- _Stated exercise_:
From the entries provided below, copy each line that contains the word "this".

- _Data extracted from a collection_:
((

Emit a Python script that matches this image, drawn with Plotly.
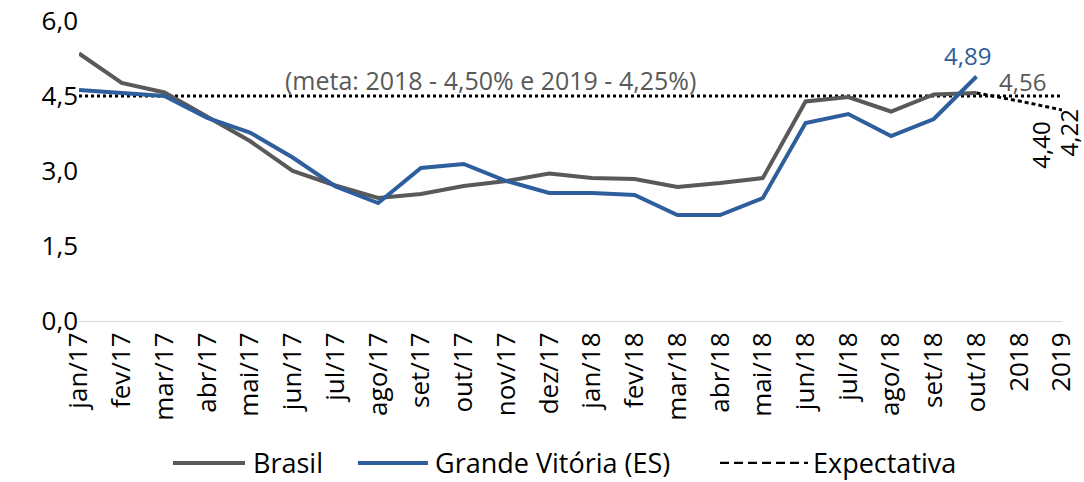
import plotly.graph_objects as go

categorias = ["jan/17","fev/17","mar/17","abr/17","mai/17","jun/17","jul/17","ago/17",
              "set/17","out/17","nov/17","dez/17","jan/18","fev/18","mar/18","abr/18",
              "mai/18","jun/18","jul/18","ago/18","set/18","out/18","2018","2019"]
brasil = [5.35,4.76,4.57,4.08,3.60,3.00,2.71,2.46,2.54,2.70,2.80,2.95,2.86,2.84,2.68,2.76,
          2.86,4.39,4.48,4.19,4.53,4.56,None,None]
vitoria = [4.62,4.55,4.50,4.06,3.77,3.27,2.69,2.36,3.06,3.14,2.80,2.56,2.56,2.52,2.12,2.12,
           2.46,3.96,4.14,3.70,4.04,4.89,None,None]
expectativa = [None]*21 + [4.56,4.40,4.22]
meta = [4.5]*24
yticks = [0.0,1.5,3.0,4.5,6.0]
ytick_text = ["0,0","1,5","3,0","4,5","6,0"]
series_names = ["Brasil", "Grande Vitória (ES)", "Expectativa"]

GRAY = "#595959"
BLUE = "#2E5E9B"
FONT = "Open Sans, Noto Sans, sans-serif"

idx = list(range(len(categorias)))

fig = go.Figure()
fig.add_trace(go.Scatter(x=idx, y=meta, mode="lines", showlegend=False,
                         line=dict(color="black", width=3, dash="dot"), hoverinfo="skip"))
fig.add_trace(go.Scatter(x=idx, y=brasil, mode="lines", name=series_names[0], showlegend=False,
                         line=dict(color=GRAY, width=4)))
fig.add_trace(go.Scatter(x=idx, y=vitoria, mode="lines", name=series_names[1], showlegend=False,
                         line=dict(color=BLUE, width=4)))
fig.add_trace(go.Scatter(x=idx, y=expectativa, mode="lines", name=series_names[2], showlegend=False,
                         line=dict(color="black", width=3, dash="4px,3px")))

# data labels
fig.add_annotation(x=21, y=vitoria[21], text="4,89", showarrow=False,
                   yanchor="bottom", yshift=3, xshift=-9, font=dict(color=BLUE, size=24, family=FONT))
fig.add_annotation(x=21, y=brasil[21], text="4,56", showarrow=False,
                   xanchor="left", xshift=20, yanchor="middle", yshift=12,
                   font=dict(color=GRAY, size=24, family=FONT))
fig.add_annotation(x=22, y=expectativa[22], text="4,40", showarrow=False,
                   textangle=-90, yanchor="top", xanchor="center", yshift=-19, xshift=21,
                   font=dict(color="black", size=24, family=FONT))
fig.add_annotation(x=23, y=expectativa[23], text="4,22", showarrow=False,
                   textangle=-90, yanchor="top", xanchor="center", yshift=2, xshift=6,
                   font=dict(color="black", size=24, family=FONT))
fig.add_annotation(xref="paper", x=0.419, y=4.5, text="(meta: 2018 - 4,50% e 2019 - 4,25%)",
                   showarrow=False, yanchor="bottom", yshift=-3,
                   font=dict(color=GRAY, size=25, family=FONT))

# manual legend (paper coordinates)
LEG_Y = -0.473
legend_items = [
    (0.0956, 0.1689, 0.176, GRAY, 4, "solid"),
    (0.2838, 0.3550, 0.3611, BLUE, 4, "solid"),
    (0.6521, 0.7416, 0.7457, "black", 2.2, "9px,5px"),
]
for (x0, x1, xt, col, w, dash), name in zip(legend_items, series_names):
    fig.add_shape(type="line", xref="paper", yref="paper", x0=x0, x1=x1, y0=LEG_Y, y1=LEG_Y,
                  line=dict(color=col, width=w, dash=dash))
    fig.add_annotation(xref="paper", yref="paper", x=xt, y=LEG_Y, text=name, showarrow=False,
                       xanchor="left", yanchor="middle", borderpad=0,
                       font=dict(size=27, family=FONT, color="black"))

fig.update_layout(
    width=1084, height=482,
    margin=dict(l=79, r=22, t=21, b=161, autoexpand=False),
    paper_bgcolor="white", plot_bgcolor="white",
    font=dict(family=FONT, size=26, color="black"),
    showlegend=False,
    xaxis=dict(range=[0, 23], tickvals=idx, ticktext=categorias, tickangle=-90, showgrid=False,
               showline=True, linecolor="#D9D9D9", linewidth=1, zeroline=False, automargin=False,
               tickfont=dict(size=26), ticks=""),
    yaxis=dict(range=[0, 6.0], tickvals=yticks, ticktext=ytick_text, showgrid=False,
               zeroline=False, showline=False, automargin=False,
               tickfont=dict(size=26), ticks=""),
)
fig.write_html("out.html", config={"displayModeBar": False},
               post_script="document.body.style.margin='0';document.body.style.padding='0';"
                           "document.body.style.overflow='hidden';")
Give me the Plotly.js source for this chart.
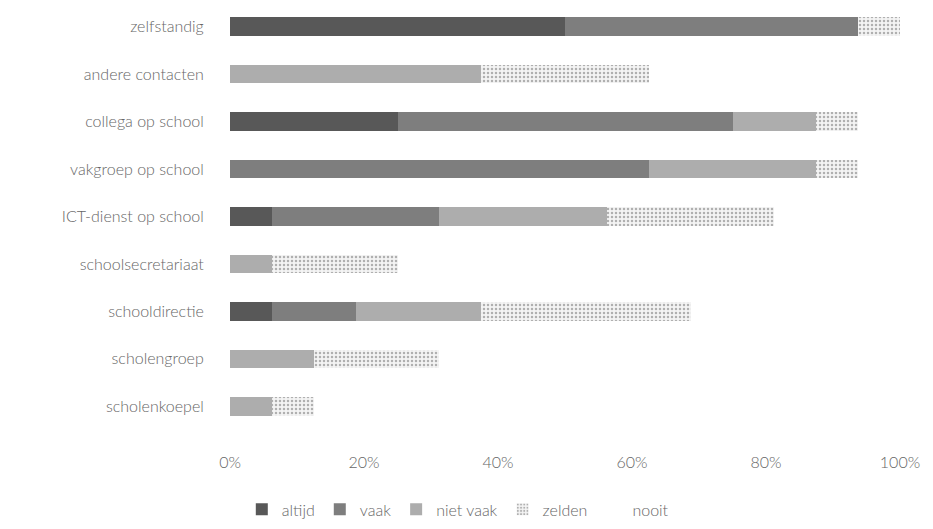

))

- _The answer_:
Emit a Python script that matches this image, drawn with Plotly.
Give me the Plotly.js source for this chart.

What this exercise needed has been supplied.